Using that data, Pe’er matched decision-makers to the nudge they’d be most receptive to, in this case nudges designed to encourage stronger online passwords. The evidence from this study suggests delivery personalization does indeed produce stronger passwords than nonpersonalization.

Of course, there’s a data question here too: psychometric data is not easily available, and there are ethical questions regarding whether and how much psychometric data should be gathered. Furthermore, without pre-existing hypotheses about, say, personality and nudging, the door may be open to speculative data collection, which prompts further ethical questions, particularly those concerning privacy. These problems exist for choice personalization too, but while the data required for choice personalization can come from revealed preferences (e.g., what you chose in the past), delivery personalization seems less suitable in this regard.

There are two additions to this two-component framework that choice architects should also keep in mind. First, choice and delivery personalization can be used separately or in conjunction. Facebook, for instance, will show more photos to people who click on photos, and more videos to those who click on videos, all the while targeting people with advertisements based on their revealed preferences. It is quite easy to see how the former (delivery) and the latter (choice) can be combined.

Second, it’s important to acknowledge that sometimes our analysis might (and should) suggest that the best option is no nudge at all. Not (intentionally) nudging is always an option. When selecting from a range of nudges, choice architects who care about maximizing welfare should always keep this counterintuitive idea in mind.

The limits of personalization

Personalization can help choice architects respect individual differences. But when and where to personalize is a delicate question.

Some occasions seem rather intuitive—Kai Ruggeri and colleagues have argued health care is a well-suited policy area for personalized behavioral interventions, because everyone’s individual health is personal.

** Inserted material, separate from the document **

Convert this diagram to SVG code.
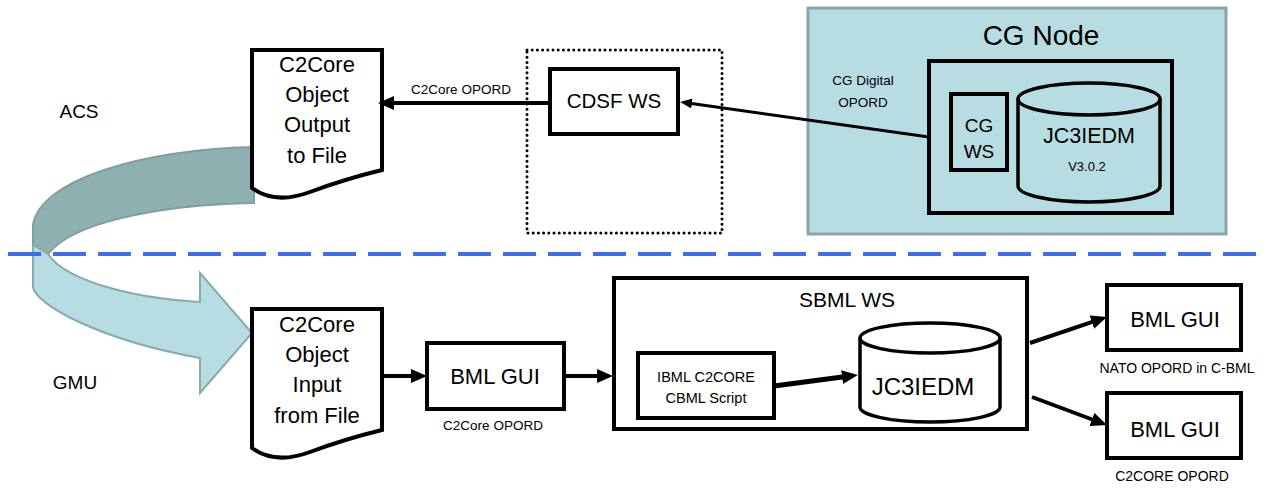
<svg xmlns="http://www.w3.org/2000/svg" width="1274" height="488" viewBox="0 0 1274 488">
<style>
text{font-family:"Liberation Sans",Arial,sans-serif;fill:#000;text-anchor:middle}
.box{fill:#fff;stroke:#000;stroke-width:4}
.boxn{fill:none;stroke:#000;stroke-width:4}
.cyl{fill:none;stroke:#000;stroke-width:3.5}
.ln{fill:none;stroke:#000;stroke-width:4}
.t22{font-size:22px}
.t14{font-size:13.5px}
</style>
<defs>
<marker id="ah" markerUnits="userSpaceOnUse" markerWidth="16" markerHeight="14" refX="6" refY="7" orient="auto"><path d="M0,0 L16,7 L0,14 z" fill="#000"/></marker>
<marker id="ahs" markerUnits="userSpaceOnUse" markerWidth="12" markerHeight="10" refX="4" refY="5" orient="auto"><path d="M0,0 L12,5 L0,10 z" fill="#000"/></marker>
</defs>
<rect width="1274" height="488" fill="#fff"/>

<g id="uturn">
<path d="M254,147 C140,150 40,180 33,225 L33,245 L48,254 C70,225 150,205 254,203 Z" fill="#8fb0b1" stroke="#7f9ea0" stroke-width="2"/>
<path d="M33,245 L33,287 C36,305 100,340 200,358 L200,393 L252,333 L200,273 L200,302 C130,298 65,280 48,254 Z" fill="#b7dde3" stroke="#8aabad" stroke-width="2"/>
</g>

<line id="divider" x1="8" y1="254" x2="1264" y2="254" stroke="#3b6ef5" stroke-width="4" stroke-dasharray="33 12"/>

<g id="labels">
<text x="79" y="118" style="font-size:19px">ACS</text>
<text x="75" y="389" style="font-size:19px">GMU</text>
</g>

<g id="doc-out">
<path class="box" d="M252,50 H382 V170 Q345,179 310,192 Q275,205 252,188 Z"/>
<text class="t22" x="317" y="72">C2Core</text>
<text class="t22" x="317" y="102">Object</text>
<text class="t22" x="317" y="132">Output</text>
<text class="t22" x="317" y="163">to File</text>
</g>

<g id="cdsf-group">
<rect x="527" y="50" width="195" height="183" fill="none" stroke="#000" stroke-width="3" stroke-dasharray="0 5.2" stroke-linecap="round"/>
</g>
<g id="cdsf-ws">
<rect class="box" x="550" y="69" width="128" height="65"/>
<text x="614" y="108" style="font-size:20.5px">CDSF WS</text>
</g>

<g id="cg-node">
<rect x="808" y="8" width="418" height="226" fill="#b7dde3" stroke="#8aa5a8" stroke-width="3"/>
<text x="1041" y="45" style="font-size:28px">CG Node</text>
<text x="863" y="85" style="font-size:13.5px">CG Digital</text>
<text x="863" y="107" style="font-size:13.5px">OPORD</text>
<rect class="boxn" x="929" y="61" width="243" height="152"/>
</g>
<g id="cg-ws">
<rect class="boxn" x="951" y="94" width="56" height="76"/>
<text x="979" y="132" style="font-size:19px">CG</text>
<text x="979" y="158" style="font-size:19px">WS</text>
</g>
<g id="cg-db">
<path class="cyl" d="M1018,99 V186 A71,16 0 0 0 1160,186 V99"/>
<ellipse class="cyl" cx="1089" cy="99" rx="71" ry="16"/>
<text x="1089" y="143" style="font-size:21.5px">JC3IEDM</text>
<text x="1087" y="171" style="font-size:13px">V3.0.2</text>
</g>

<g id="doc-in">
<path class="box" d="M252,309 H382 V430 Q345,439 310,452 Q275,465 252,448 Z"/>
<text class="t22" x="317" y="332">C2Core</text>
<text class="t22" x="317" y="362">Object</text>
<text class="t22" x="317" y="392">Input</text>
<text class="t22" x="317" y="423">from File</text>
</g>

<g id="bml-gui-1">
<rect class="box" x="427" y="343" width="137" height="66"/>
<text class="t22" x="495" y="384">BML GUI</text>
<text class="t14" x="493" y="430">C2Core OPORD</text>
</g>

<g id="sbml-ws">
<rect class="boxn" x="614" y="278" width="413" height="151"/>
<text x="847" y="307" style="font-size:21px">SBML WS</text>
</g>
<g id="ibml-script">
<rect class="boxn" x="638" y="353" width="136" height="65"/>
<text x="706" y="382" style="font-size:14.5px">IBML C2CORE</text>
<text x="706" y="403" style="font-size:14.5px">CBML Script</text>
</g>
<g id="sbml-db">
<path class="cyl" d="M860,338 V407 A70,15 0 0 0 1000,407 V338"/>
<ellipse class="cyl" cx="930" cy="338" rx="70" ry="15"/>
<text x="923" y="395" style="font-size:24px">JC3IEDM</text>
</g>

<g id="bml-gui-nato">
<rect class="box" x="1107" y="285" width="134" height="65"/>
<text class="t22" x="1175" y="327">BML GUI</text>
<text x="1177" y="373" style="font-size:14px">NATO OPORD in C-BML</text>
</g>
<g id="bml-gui-c2core">
<rect class="box" x="1107" y="393" width="134" height="65"/>
<text class="t22" x="1175" y="437">BML GUI</text>
<text x="1172" y="481" style="font-size:14px">C2CORE OPORD</text>
</g>

<g id="connectors">
<line class="ln" x1="550" y1="103" x2="388" y2="103" marker-end="url(#ah)"/>
<text class="t14" x="461" y="94">C2Core OPORD</text>
<line x1="929" y1="137" x2="688" y2="103" stroke="#000" stroke-width="3" marker-end="url(#ahs)"/>
<line class="ln" x1="384" y1="376" x2="417" y2="376" marker-end="url(#ah)"/>
<line class="ln" x1="564" y1="376" x2="603" y2="376" marker-end="url(#ah)"/>
<line x1="774" y1="386" x2="848" y2="376.3" stroke="#000" stroke-width="5" marker-end="url(#ah)"/>
<line class="ln" x1="1030" y1="343" x2="1097.5" y2="320.2" marker-end="url(#ah)"/>
<line class="ln" x1="1032" y1="397" x2="1097.6" y2="421.5" marker-end="url(#ah)"/>
</g>
</svg>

But work by Anastasia Kozyreva and colleagues finds mixed acceptance of personalization. They find personalization is generally viewed positively when it is used in the individual domain, such as when recommendation algorithms nudge customers toward products personally curated for them, but viewed less favorably when used in the public domain, such as when recommendation algorithms target individuals with personalized political advertisements. The immediate lesson here is that personalization should not be universally applied, and choice architects should work to understand the context in which it is being used.

There is a significant data challenge associated with personalized nudging. I am purposely vague about what “data” means in the context of personalization, because often choice architects cannot know what data is necessary to build a personalized nudge.

Additionally, as Cass Sunstein has argued, choice architects should only collect and use data that is (foreseeably) relevant. We can always find differences—color of eyes, favorite flavor of ice cream, and so on—and we should avoid endlessly stratifying samples under the pretense of personalization.

Nevertheless, choice architects are at the frontier of an evolution in nudging, one that will hopefully hone the power of nudging even further and one I hope we can embrace.